Expectations for Conversation Partners

Contributors to an e-Circle will be expected to provide a welcoming space for respectful conversation by aspiring to the following ideals.

  • I will try to listen well, providing each person with a welcoming space to express their beliefs about the questions thar are posed.
  • I will seek to empathetically understand the reasons another person has for their beliefs about the questions that are posed.
  • I will express my beliefs about the questions that are posed and my reasons for holding those beliefs with clarity and conviction, but with a non-coercive style that invites conversation with a person who disagrees with me.
  • In my conversation with a person who disagrees with me in response to the questions that are posed, I will explore whether we can find some common ground by critically examining my own beliefs in light of their contrary beliefs and the reasons they have for their beliefs.
  • Guided by the underlying values of humility, courage, patience, and love, when we cannot find common ground, I will always engage the person who disagrees with me in a way that demonstrates respect and concern for their wellbeing and does not foreclose the possibility of future conversations.
Guidelines for Posting Comments

Comments from readers are encouraged throughout the course of an e-Circle. All comments will be read, and a comment will be posted if it satisfies the following guidelines.

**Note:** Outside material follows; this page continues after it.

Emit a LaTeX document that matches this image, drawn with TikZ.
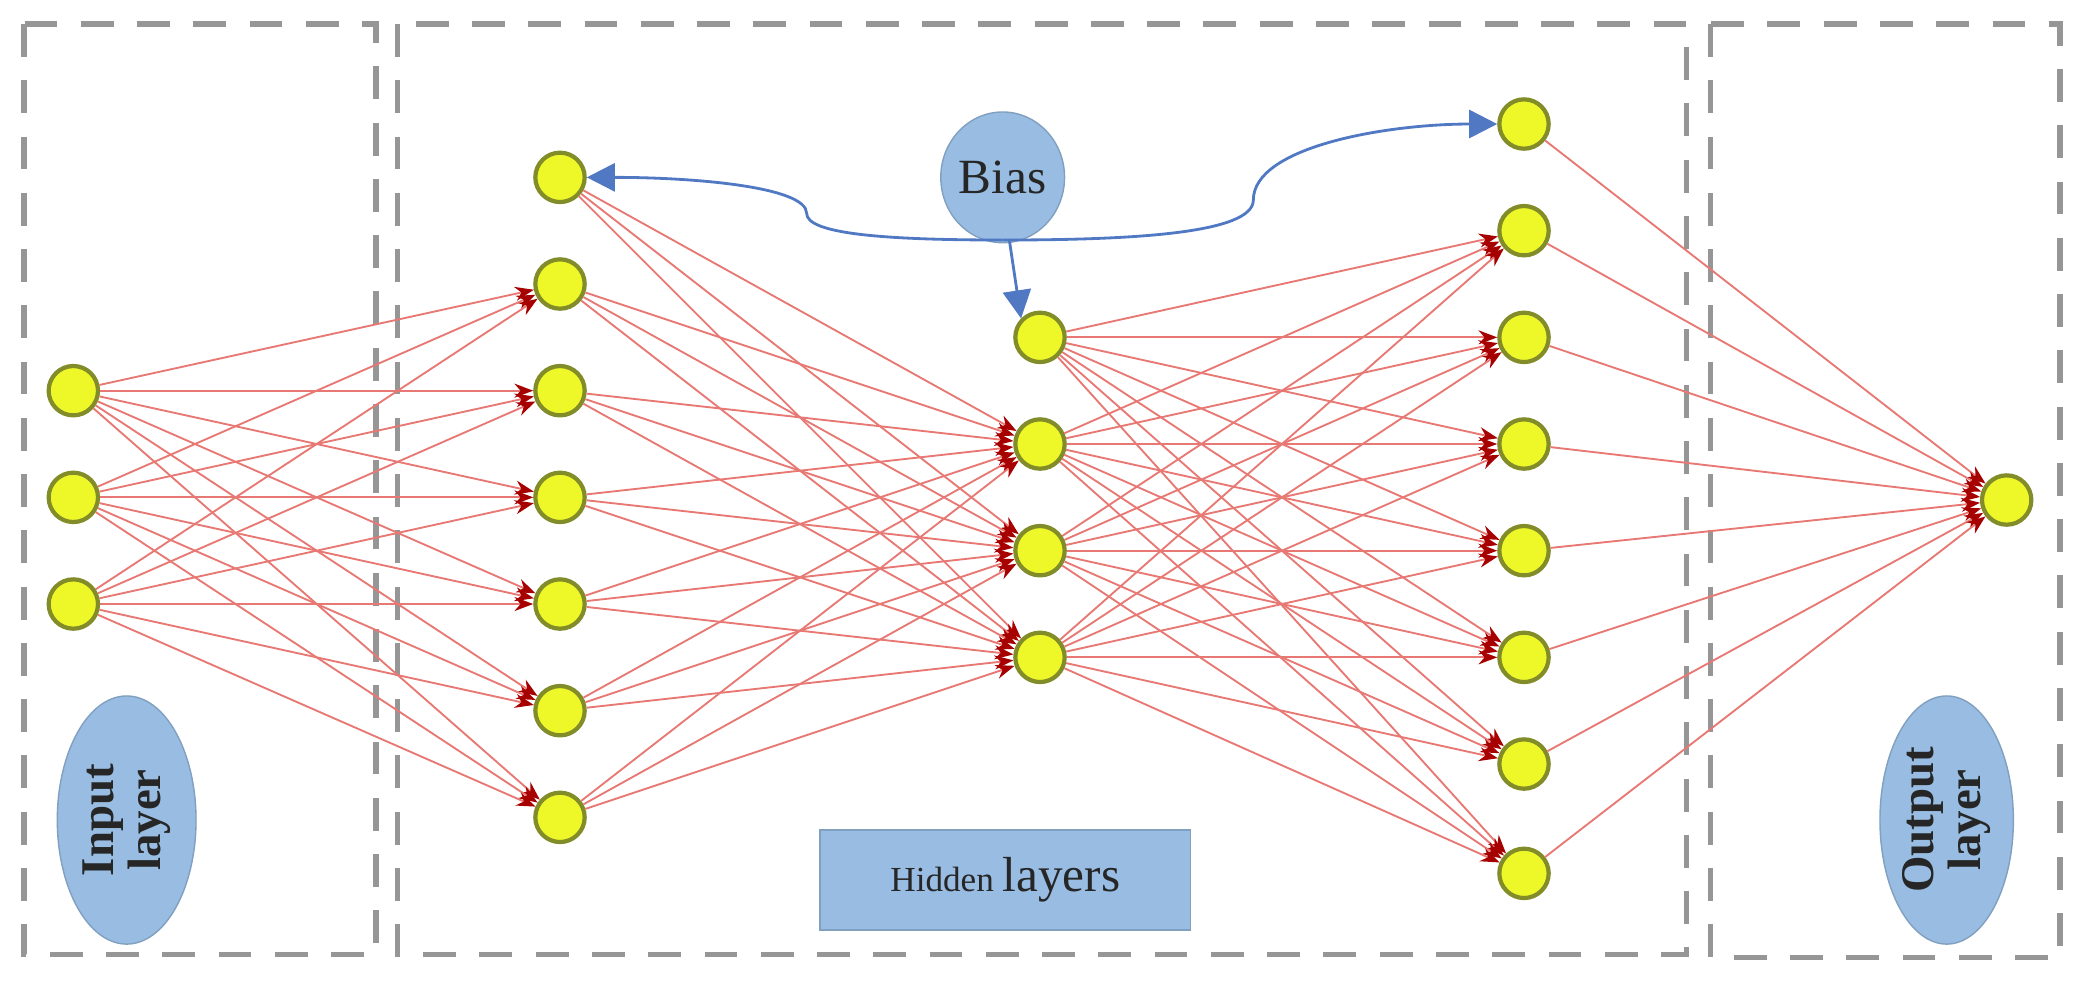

On the positive side, a good comment has the following qualities:

  • Specifically relevant to the issue or questions raised by the original post
  • Reasonably short and concise
  • Respectful in tone and language (even if you are commenting on something with which you disagree strongly)
  • Contributes something positive and new to the topic

On the flip side, there are some things you will definitely want to avoid in your comments:

  • Contributes little that is positive or new to the topic
  • Overly long or otherwise difficult to read (if your comment is longer than the original post, consider shortening it for readability)
  • Disrespectful in tone or language (e.g., resorting to name-calling, demonizing a person with whom you disagree, impugning motives, or calling into question the integrity of the person with whom you disagree)
  • Dominating the conversation (although some give-and-take is called for in a good conversation, avoid repeated postings that add little to what you have already said)

As a general guideline, the narrative for a submitted comment should conclude with your name, the city and state of your residence, and your affiliation (if any). However, given the controversial and sensitive nature of the topics being discussed, if revealing your identity will create difficulties for you, you may submit your comment anonymously.